■ DIRECTION: Leave the pictures out and retype the lines from the beginning through the line with "width - marginRight]);", both ends included.

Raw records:
-- start --
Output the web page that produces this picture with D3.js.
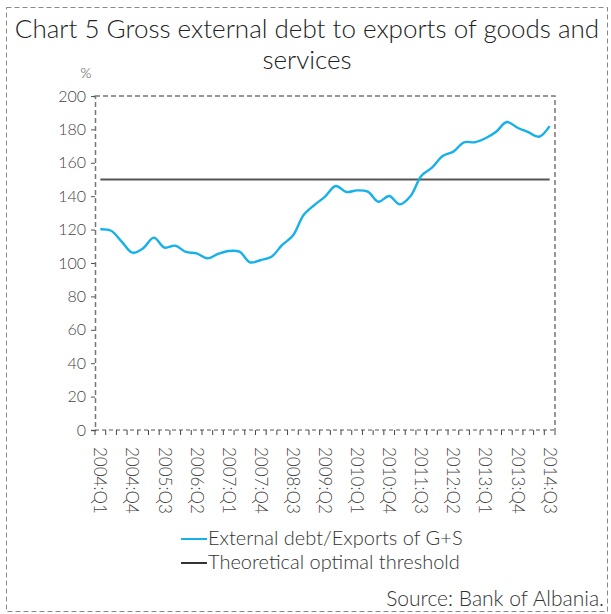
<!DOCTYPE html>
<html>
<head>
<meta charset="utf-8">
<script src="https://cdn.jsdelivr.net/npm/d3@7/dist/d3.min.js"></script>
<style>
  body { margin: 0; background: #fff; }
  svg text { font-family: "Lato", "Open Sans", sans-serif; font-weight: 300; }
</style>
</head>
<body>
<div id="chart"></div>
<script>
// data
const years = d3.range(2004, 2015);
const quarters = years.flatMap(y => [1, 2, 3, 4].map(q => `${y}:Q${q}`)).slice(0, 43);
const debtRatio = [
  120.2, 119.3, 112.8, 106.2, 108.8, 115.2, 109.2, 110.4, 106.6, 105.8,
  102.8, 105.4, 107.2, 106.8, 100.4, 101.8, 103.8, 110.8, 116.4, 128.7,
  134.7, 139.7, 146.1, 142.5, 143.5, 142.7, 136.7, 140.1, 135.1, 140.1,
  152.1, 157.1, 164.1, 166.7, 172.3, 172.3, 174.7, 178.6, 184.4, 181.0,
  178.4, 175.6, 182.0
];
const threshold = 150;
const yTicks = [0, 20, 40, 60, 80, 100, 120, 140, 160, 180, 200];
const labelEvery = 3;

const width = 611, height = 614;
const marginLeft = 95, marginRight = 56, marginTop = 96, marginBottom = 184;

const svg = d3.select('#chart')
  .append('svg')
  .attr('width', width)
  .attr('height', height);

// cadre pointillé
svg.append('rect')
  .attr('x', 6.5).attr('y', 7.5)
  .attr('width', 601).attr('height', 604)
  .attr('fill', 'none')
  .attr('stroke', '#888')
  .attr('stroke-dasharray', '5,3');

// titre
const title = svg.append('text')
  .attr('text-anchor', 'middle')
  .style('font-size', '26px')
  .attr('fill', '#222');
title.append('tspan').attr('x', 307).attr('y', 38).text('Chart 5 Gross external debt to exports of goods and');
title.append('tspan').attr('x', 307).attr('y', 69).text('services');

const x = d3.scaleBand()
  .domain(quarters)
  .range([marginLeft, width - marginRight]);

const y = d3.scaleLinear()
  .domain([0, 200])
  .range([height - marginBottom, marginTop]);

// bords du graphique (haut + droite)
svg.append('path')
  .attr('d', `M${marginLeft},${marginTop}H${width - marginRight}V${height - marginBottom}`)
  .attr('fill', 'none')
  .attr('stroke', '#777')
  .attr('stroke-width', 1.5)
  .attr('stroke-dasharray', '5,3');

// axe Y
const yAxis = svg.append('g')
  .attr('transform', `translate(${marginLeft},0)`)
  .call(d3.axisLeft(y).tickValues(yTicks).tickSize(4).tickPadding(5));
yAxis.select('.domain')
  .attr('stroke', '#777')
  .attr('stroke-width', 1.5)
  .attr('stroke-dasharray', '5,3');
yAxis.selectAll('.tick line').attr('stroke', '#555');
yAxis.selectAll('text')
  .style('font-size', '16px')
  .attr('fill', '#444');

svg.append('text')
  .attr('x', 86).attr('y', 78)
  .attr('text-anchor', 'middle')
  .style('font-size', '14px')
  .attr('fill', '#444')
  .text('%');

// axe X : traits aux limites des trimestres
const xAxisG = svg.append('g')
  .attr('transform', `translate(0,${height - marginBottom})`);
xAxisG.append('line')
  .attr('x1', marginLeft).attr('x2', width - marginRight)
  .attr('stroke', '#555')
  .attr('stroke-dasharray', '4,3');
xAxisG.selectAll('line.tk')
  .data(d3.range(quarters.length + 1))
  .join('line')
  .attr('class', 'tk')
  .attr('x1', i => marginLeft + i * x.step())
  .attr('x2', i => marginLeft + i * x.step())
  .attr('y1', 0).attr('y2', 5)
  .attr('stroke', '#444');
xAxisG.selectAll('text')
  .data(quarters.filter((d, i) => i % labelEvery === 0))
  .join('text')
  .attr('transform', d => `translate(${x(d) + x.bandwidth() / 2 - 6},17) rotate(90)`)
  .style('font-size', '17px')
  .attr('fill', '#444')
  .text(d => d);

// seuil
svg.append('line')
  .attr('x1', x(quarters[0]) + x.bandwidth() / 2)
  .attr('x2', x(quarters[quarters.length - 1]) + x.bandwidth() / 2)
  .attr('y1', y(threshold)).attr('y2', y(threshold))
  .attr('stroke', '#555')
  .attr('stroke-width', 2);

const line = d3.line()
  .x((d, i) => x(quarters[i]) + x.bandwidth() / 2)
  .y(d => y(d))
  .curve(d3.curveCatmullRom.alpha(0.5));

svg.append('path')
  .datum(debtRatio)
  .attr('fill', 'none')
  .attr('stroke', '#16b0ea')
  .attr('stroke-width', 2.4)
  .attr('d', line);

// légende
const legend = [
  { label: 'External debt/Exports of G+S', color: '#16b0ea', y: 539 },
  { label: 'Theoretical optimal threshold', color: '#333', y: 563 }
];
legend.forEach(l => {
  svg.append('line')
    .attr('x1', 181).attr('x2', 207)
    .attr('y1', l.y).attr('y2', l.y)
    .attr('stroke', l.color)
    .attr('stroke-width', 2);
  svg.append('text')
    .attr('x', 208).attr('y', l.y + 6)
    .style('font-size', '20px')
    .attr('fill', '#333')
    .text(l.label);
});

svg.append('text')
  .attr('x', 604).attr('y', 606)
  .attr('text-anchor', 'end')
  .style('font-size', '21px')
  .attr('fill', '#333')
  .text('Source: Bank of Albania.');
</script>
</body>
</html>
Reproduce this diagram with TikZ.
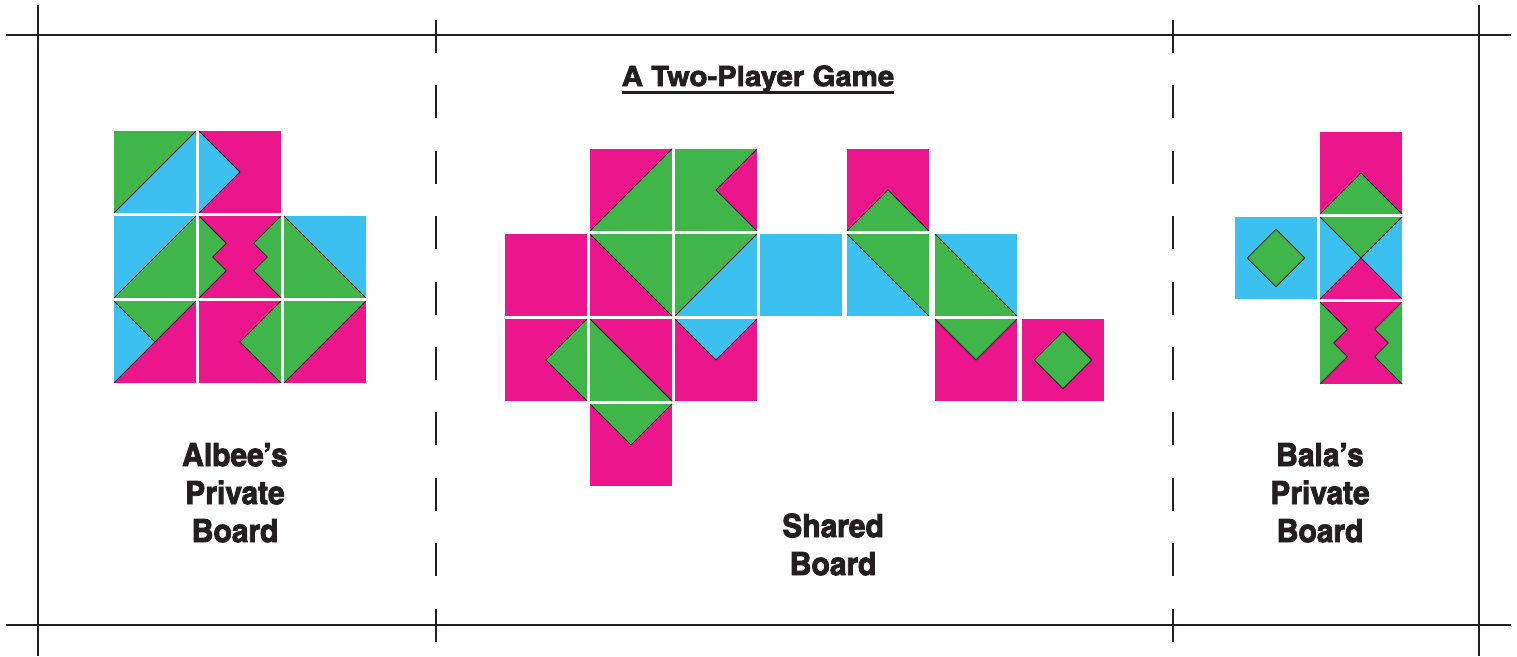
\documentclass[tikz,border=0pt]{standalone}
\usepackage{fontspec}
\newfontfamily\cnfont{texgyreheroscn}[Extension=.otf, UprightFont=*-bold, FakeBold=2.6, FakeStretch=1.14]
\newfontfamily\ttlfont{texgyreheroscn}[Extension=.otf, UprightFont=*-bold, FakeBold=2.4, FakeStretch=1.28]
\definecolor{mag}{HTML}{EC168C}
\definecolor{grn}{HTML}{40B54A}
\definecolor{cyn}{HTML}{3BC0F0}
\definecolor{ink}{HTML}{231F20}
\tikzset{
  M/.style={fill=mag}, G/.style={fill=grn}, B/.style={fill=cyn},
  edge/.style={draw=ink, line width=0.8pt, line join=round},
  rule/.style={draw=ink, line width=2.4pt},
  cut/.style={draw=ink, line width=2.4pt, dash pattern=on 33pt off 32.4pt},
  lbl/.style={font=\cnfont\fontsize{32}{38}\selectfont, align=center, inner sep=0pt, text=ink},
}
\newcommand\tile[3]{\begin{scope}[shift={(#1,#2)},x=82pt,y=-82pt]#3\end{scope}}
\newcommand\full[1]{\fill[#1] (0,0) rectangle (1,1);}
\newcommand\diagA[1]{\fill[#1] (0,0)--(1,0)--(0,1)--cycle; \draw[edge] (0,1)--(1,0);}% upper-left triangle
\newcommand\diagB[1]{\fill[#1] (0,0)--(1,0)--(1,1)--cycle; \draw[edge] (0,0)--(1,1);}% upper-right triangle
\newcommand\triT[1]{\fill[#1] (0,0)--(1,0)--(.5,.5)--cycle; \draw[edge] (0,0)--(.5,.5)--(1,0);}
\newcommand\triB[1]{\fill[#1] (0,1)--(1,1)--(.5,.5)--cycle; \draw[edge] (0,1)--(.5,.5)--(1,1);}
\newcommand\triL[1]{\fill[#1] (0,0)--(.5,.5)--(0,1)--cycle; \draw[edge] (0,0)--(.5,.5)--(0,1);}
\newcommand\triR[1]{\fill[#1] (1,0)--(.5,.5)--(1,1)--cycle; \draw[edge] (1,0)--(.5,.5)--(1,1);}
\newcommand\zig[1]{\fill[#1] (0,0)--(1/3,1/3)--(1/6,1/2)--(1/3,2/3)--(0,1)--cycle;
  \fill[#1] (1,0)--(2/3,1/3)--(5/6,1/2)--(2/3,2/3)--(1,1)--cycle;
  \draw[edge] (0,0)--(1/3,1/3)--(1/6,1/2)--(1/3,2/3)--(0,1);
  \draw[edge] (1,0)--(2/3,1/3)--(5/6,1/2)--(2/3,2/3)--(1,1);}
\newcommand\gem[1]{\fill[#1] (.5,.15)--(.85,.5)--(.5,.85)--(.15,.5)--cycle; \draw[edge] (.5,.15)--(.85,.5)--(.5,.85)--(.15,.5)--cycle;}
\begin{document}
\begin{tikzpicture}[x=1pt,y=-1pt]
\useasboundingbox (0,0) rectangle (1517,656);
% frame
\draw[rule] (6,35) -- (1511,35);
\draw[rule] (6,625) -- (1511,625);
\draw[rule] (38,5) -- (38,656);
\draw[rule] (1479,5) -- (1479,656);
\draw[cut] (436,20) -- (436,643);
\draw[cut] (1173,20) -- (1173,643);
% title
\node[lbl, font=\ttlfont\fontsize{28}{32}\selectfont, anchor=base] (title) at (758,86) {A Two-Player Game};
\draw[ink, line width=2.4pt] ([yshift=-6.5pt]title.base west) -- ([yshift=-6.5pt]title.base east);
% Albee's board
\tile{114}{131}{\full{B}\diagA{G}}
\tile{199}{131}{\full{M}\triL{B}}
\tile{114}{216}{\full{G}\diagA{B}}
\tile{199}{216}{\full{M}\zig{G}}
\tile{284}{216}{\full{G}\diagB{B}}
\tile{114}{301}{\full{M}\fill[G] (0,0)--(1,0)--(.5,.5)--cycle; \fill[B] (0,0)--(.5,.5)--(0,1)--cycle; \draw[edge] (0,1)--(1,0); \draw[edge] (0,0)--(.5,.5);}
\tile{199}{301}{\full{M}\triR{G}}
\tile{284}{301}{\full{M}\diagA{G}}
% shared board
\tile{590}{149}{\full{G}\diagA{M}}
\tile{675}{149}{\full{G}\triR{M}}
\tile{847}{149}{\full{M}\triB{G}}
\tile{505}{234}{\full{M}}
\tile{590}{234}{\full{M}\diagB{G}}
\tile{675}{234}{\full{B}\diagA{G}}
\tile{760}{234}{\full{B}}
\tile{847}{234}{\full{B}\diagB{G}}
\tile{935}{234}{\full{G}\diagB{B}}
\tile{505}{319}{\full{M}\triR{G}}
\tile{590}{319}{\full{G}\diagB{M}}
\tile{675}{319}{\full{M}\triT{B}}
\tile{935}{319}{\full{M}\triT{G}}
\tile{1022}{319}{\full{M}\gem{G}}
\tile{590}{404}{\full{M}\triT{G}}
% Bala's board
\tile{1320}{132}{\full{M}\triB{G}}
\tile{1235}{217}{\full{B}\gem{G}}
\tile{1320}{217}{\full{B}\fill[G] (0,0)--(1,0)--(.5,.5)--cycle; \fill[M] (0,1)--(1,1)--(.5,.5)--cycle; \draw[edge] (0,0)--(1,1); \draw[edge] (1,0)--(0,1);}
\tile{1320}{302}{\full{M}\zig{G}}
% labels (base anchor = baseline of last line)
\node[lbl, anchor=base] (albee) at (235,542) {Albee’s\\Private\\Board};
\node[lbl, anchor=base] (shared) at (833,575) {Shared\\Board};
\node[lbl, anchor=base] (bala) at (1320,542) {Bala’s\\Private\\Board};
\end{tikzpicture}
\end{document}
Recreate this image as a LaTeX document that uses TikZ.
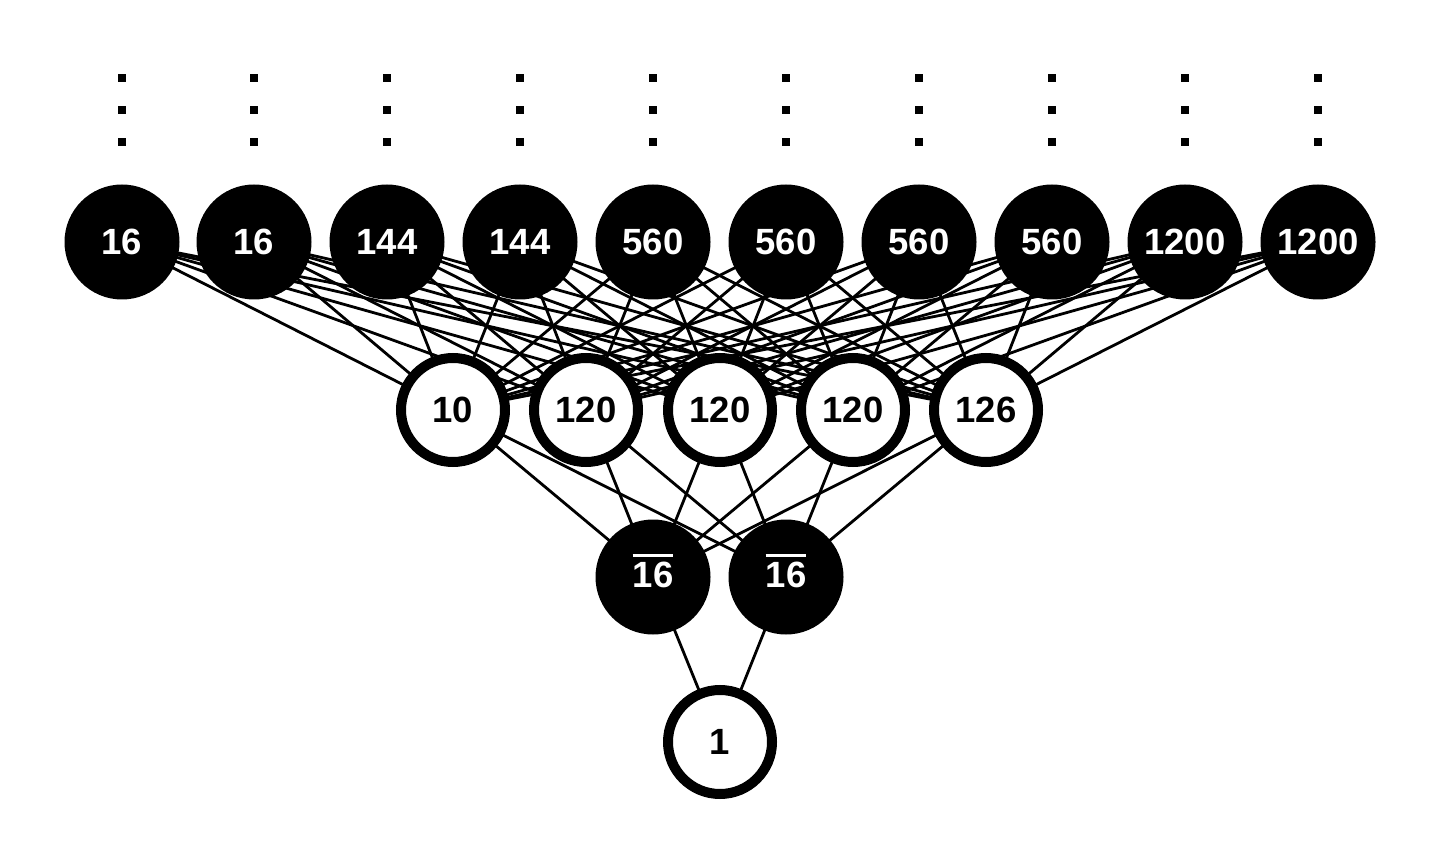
-- end --
■ THE RESPONSE:
Output the web page that produces this picture with D3.js.
<!DOCTYPE html>
<html>
<head>
<meta charset="utf-8">
<script src="https://cdn.jsdelivr.net/npm/d3@7/dist/d3.min.js"></script>
<style>
  body { margin: 0; background: #fff; }
  svg text { font-family: "Lato", "Open Sans", sans-serif; font-weight: 300; }
</style>
</head>
<body>
<div id="chart"></div>
<script>
// data
const years = d3.range(2004, 2015);
const quarters = years.flatMap(y => [1, 2, 3, 4].map(q => `${y}:Q${q}`)).slice(0, 43);
const debtRatio = [
  120.2, 119.3, 112.8, 106.2, 108.8, 115.2, 109.2, 110.4, 106.6, 105.8,
  102.8, 105.4, 107.2, 106.8, 100.4, 101.8, 103.8, 110.8, 116.4, 128.7,
  134.7, 139.7, 146.1, 142.5, 143.5, 142.7, 136.7, 140.1, 135.1, 140.1,
  152.1, 157.1, 164.1, 166.7, 172.3, 172.3, 174.7, 178.6, 184.4, 181.0,
  178.4, 175.6, 182.0
];
const threshold = 150;
const yTicks = [0, 20, 40, 60, 80, 100, 120, 140, 160, 180, 200];
const labelEvery = 3;

const width = 611, height = 614;
const marginLeft = 95, marginRight = 56, marginTop = 96, marginBottom = 184;

const svg = d3.select('#chart')
  .append('svg')
  .attr('width', width)
  .attr('height', height);

// cadre pointillé
svg.append('rect')
  .attr('x', 6.5).attr('y', 7.5)
  .attr('width', 601).attr('height', 604)
  .attr('fill', 'none')
  .attr('stroke', '#888')
  .attr('stroke-dasharray', '5,3');

// titre
const title = svg.append('text')
  .attr('text-anchor', 'middle')
  .style('font-size', '26px')
  .attr('fill', '#222');
title.append('tspan').attr('x', 307).attr('y', 38).text('Chart 5 Gross external debt to exports of goods and');
title.append('tspan').attr('x', 307).attr('y', 69).text('services');

const x = d3.scaleBand()
  .domain(quarters)
  .range([marginLeft, width - marginRight]);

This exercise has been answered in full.